The problem LeetCode 247: Strobogrammatic Number II is a fascinating follow-up to problem 246. Instead of checking whether a number is strobogrammatic, here we're asked to generate all such numbers of a given length.

This is a classic recursive backtracking problem with symmetry involved. Let’s break it down clearly.

Problem Statement

Given an integer n, return all the strobogrammatic numbers that are of length n.

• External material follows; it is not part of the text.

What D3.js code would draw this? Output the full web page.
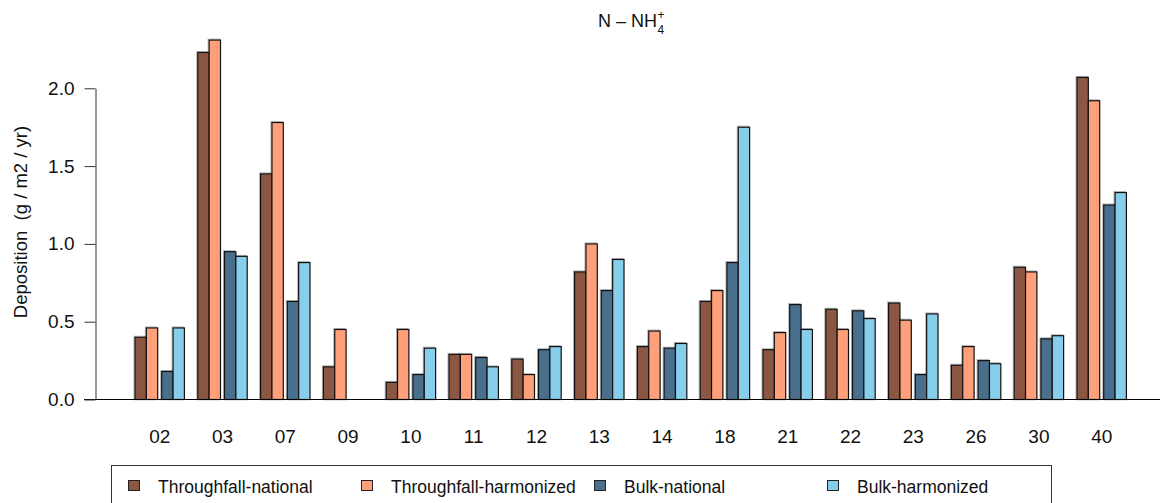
<!DOCTYPE html>
<html>
<head>
<meta charset="utf-8">
<script src="https://cdn.jsdelivr.net/npm/d3@7"></script>
<style>
  html, body { margin: 0; padding: 0; background: #fff; }
  svg { display: block; font-family: "Liberation Sans", Arial, sans-serif; }
</style>
</head>
<body>
<svg id="chart" width="1160" height="503"></svg>
<script>
// Plot sites (x categories)
const sites = ["02", "03", "07", "09", "10", "11", "12", "13", "14", "18", "21", "22", "23", "26", "30", "40"];

// Series names and colours
const seriesNames = ["Throughfall-national", "Throughfall-harmonized", "Bulk-national", "Bulk-harmonized"];
const seriesColors = ["#8B5742", "#FFA07A", "#4A6F8D", "#87CEEB"];

// Deposition N-NH4+ (g / m2 / yr) per site, one array per series
const throughfallNational   = [0.40, 2.23, 1.45, 0.21, 0.11, 0.29, 0.26, 0.82, 0.34, 0.63, 0.32, 0.58, 0.62, 0.22, 0.85, 2.07];
const throughfallHarmonized = [0.46, 2.31, 1.78, 0.45, 0.45, 0.29, 0.16, 1.00, 0.44, 0.70, 0.43, 0.45, 0.51, 0.34, 0.82, 1.92];
const bulkNational          = [0.18, 0.95, 0.63, null, 0.16, 0.27, 0.32, 0.70, 0.33, 0.88, 0.61, 0.57, 0.16, 0.25, 0.39, 1.25];
const bulkHarmonized        = [0.46, 0.92, 0.88, null, 0.33, 0.21, 0.34, 0.90, 0.36, 1.75, 0.45, 0.52, 0.55, 0.23, 0.41, 1.33];

// Y axis ticks
const yTicks = [0, 0.5, 1.0, 1.5, 2.0];

const allSeries = [throughfallNational, throughfallHarmonized, bulkNational, bulkHarmonized];

const svg = d3.select("#chart");

// Scales
const y = d3.scaleLinear().domain([0, 2]).range([399.5, 88.3]);
const x = d3.scaleBand().domain(sites).range([128.3, 1133.1]).paddingInner(0.213).paddingOuter(0.1065);

// Position of each bar inside a site group: two pairs separated by a small gap
const bw = x.bandwidth();
const pairGap = 4;
const barW = (bw - pairGap) / 4;
const barOffset = d3.scaleOrdinal().domain([0, 1, 2, 3]).range([0, barW, 2 * barW + pairGap, 3 * barW + pairGap]);

// Flatten into bar records
const bars = [];
allSeries.forEach((vals, s) => {
  vals.forEach((v, i) => {
    if (v !== null) bars.push({ site: sites[i], series: s, value: v });
  });
});

// Faint offset shadow behind each bar
svg.append("g").selectAll("rect")
  .data(bars)
  .join("rect")
  .attr("x", d => x(d.site) + barOffset(d.series) - 1)
  .attr("y", d => y(d.value) - 1)
  .attr("width", barW)
  .attr("height", d => y(0) - y(d.value))
  .attr("fill", "none")
  .attr("stroke", "#000")
  .attr("stroke-opacity", 0.3)
  .attr("stroke-width", 1);

// Bars
svg.append("g").selectAll("rect")
  .data(bars)
  .join("rect")
  .attr("x", d => x(d.site) + barOffset(d.series))
  .attr("y", d => y(d.value))
  .attr("width", barW)
  .attr("height", d => y(0) - y(d.value))
  .attr("fill", d => seriesColors[d.series])
  .attr("stroke", "#111")
  .attr("stroke-width", 1.2);

// Baseline across the plot
svg.append("line")
  .attr("x1", 84).attr("x2", 1160)
  .attr("y1", y(0)).attr("y2", y(0))
  .attr("stroke", "#000").attr("stroke-width", 1.2);

// Y axis
const yAxis = d3.axisLeft(y)
  .tickValues(yTicks)
  .tickFormat(d3.format(".1f"))
  .tickSize(11)
  .tickSizeOuter(0)
  .tickPadding(10);

const gy = svg.append("g")
  .attr("transform", "translate(95.5,0)")
  .call(yAxis);
gy.select(".domain").attr("stroke", "#333").attr("stroke-width", 1);
gy.selectAll(".tick line").attr("stroke", "#333");
gy.selectAll(".tick text")
  .attr("font-size", 19)
  .attr("font-family", "Liberation Sans, Arial, sans-serif")
  .attr("fill", "#111");

// Y axis title
svg.append("text")
  .attr("transform", "translate(27,222) rotate(-90)")
  .attr("text-anchor", "middle")
  .attr("font-size", 18.5)
  .attr("fill", "#111")
  .style("white-space", "pre")
  .text("Deposition  (g / m2 / yr)");

// Site labels
svg.append("g").selectAll("text")
  .data(sites)
  .join("text")
  .attr("x", d => x(d) + bw / 2)
  .attr("y", 443)
  .attr("text-anchor", "middle")
  .attr("font-size", 19)
  .attr("fill", "#111")
  .text(d => d);

// Title: N – NH4+ with stacked sub/superscript
const title = svg.append("text")
  .attr("x", 598)
  .attr("y", 27)
  .attr("font-size", 18)
  .attr("fill", "#111")
  .text("N \u2013 NH");
const tw = title.node().getComputedTextLength();
svg.append("text")
  .attr("x", 598 + tw + 0.5).attr("y", 33.5)
  .attr("font-size", 12).attr("fill", "#111")
  .text("4");
svg.append("text")
  .attr("x", 598 + tw + 0.5).attr("y", 19)
  .attr("font-size", 12).attr("fill", "#111")
  .text("+");

// Legend box
svg.append("rect")
  .attr("x", 111.5).attr("y", 465.5)
  .attr("width", 940).attr("height", 60)
  .attr("fill", "none")
  .attr("stroke", "#333").attr("stroke-width", 1);

const legendX = [128, 361, 594, 827];
const legend = svg.append("g").selectAll("g")
  .data(seriesNames)
  .join("g")
  .attr("transform", (d, i) => `translate(${legendX[i]},480)`);
legend.append("rect")
  .attr("x", 0.5).attr("y", 0.5)
  .attr("width", 11).attr("height", 10)
  .attr("fill", (d, i) => seriesColors[i])
  .attr("stroke", "#222").attr("stroke-width", 1);
legend.append("text")
  .attr("x", 30).attr("y", 13)
  .attr("font-size", 17.5)
  .attr("fill", "#111")
  .text(d => d);
</script>
</body>
</html>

You may return the answer in any order.

Example:

vbnet

Input: n = 2
Output: ["11","69","88","96"]

Input: n = 1
Output: ["0","1","8"]

Step-by-Step Solution in Python

Step 1: Understand the Strobogrammatic Digit Pairs

To build valid numbers, we need to know what digit pairs are strobogrammatic:

• ('0', '0')
• ('1', '1')
• ('6', '9')
• ('8', '8')
• ('9', '6')

These pairs can be added to the beginning and end of a number to maintain strobogrammatic symmetry.

Step 2: Use Recursive Backtracking

We’ll use recursion to build numbers from the outside in:

• Base cases: return [""] for n = 0, and ["0", "1", "8"] for n = 1
• For longer numbers, insert valid pairs around all smaller valid numbers

We must also be careful to not use '0' at the beginning of numbers (except for single-digit numbers).

Step 3: Code It

python

def findStrobogrammatic(n: int) -> list[str]:
    # Define valid pairs
    pairs = [('0','0'), ('1','1'), ('6','9'), ('8','8'), ('9','6')]

    # Recursive helper function
    def build(n, final_length):
        if n == 0:
            return [""]
        if n == 1:
            return ["0", "1", "8"]
        
        prev = build(n - 2, final_length)
        result = []

        for middle in prev:
            for a, b in pairs:
                if n != final_length or a != '0':  # Avoid leading zero
                    result.append(a + middle + b)

        return result

    return build(n, n)

Explanation of the Code

1. Valid Pairs:
2. Defined all digit pairs that maintain their shape when rotated.
3. Recursive Build Function:

• If n == 0: return [""] (base for even-length).
• If n == 1: return single-digit strobogrammatic numbers.
• Otherwise, build from smaller substrings and surround with valid digit pairs.

1. Avoid Leading Zeros:
2. Ensure the first digit isn't '0' unless the whole number is of length 1.

Example Walkthrough (n = 2)

• Base case for n=0: [""]
• Build n=2: Insert all valid pairs around "" →
• → "00", "11", "69", "88", "96"
• Remove "00" since leading '0' is invalid → Final:
• → ["11", "69", "88", "96"]

Time and Space Complexity

• Time Complexity: O(5^(n/2)) – Each level adds 5 pairs, and we recurse roughly n/2 levels.
• Space Complexity: O(5^(n/2)) – The number of valid strings generated is exponential in n.

Conclusion

LeetCode 247 is a great exercise in recursive backtracking and understanding symmetry. The elegant part is how you build the number layer by layer from the inside out using valid mirrorable digit pairs.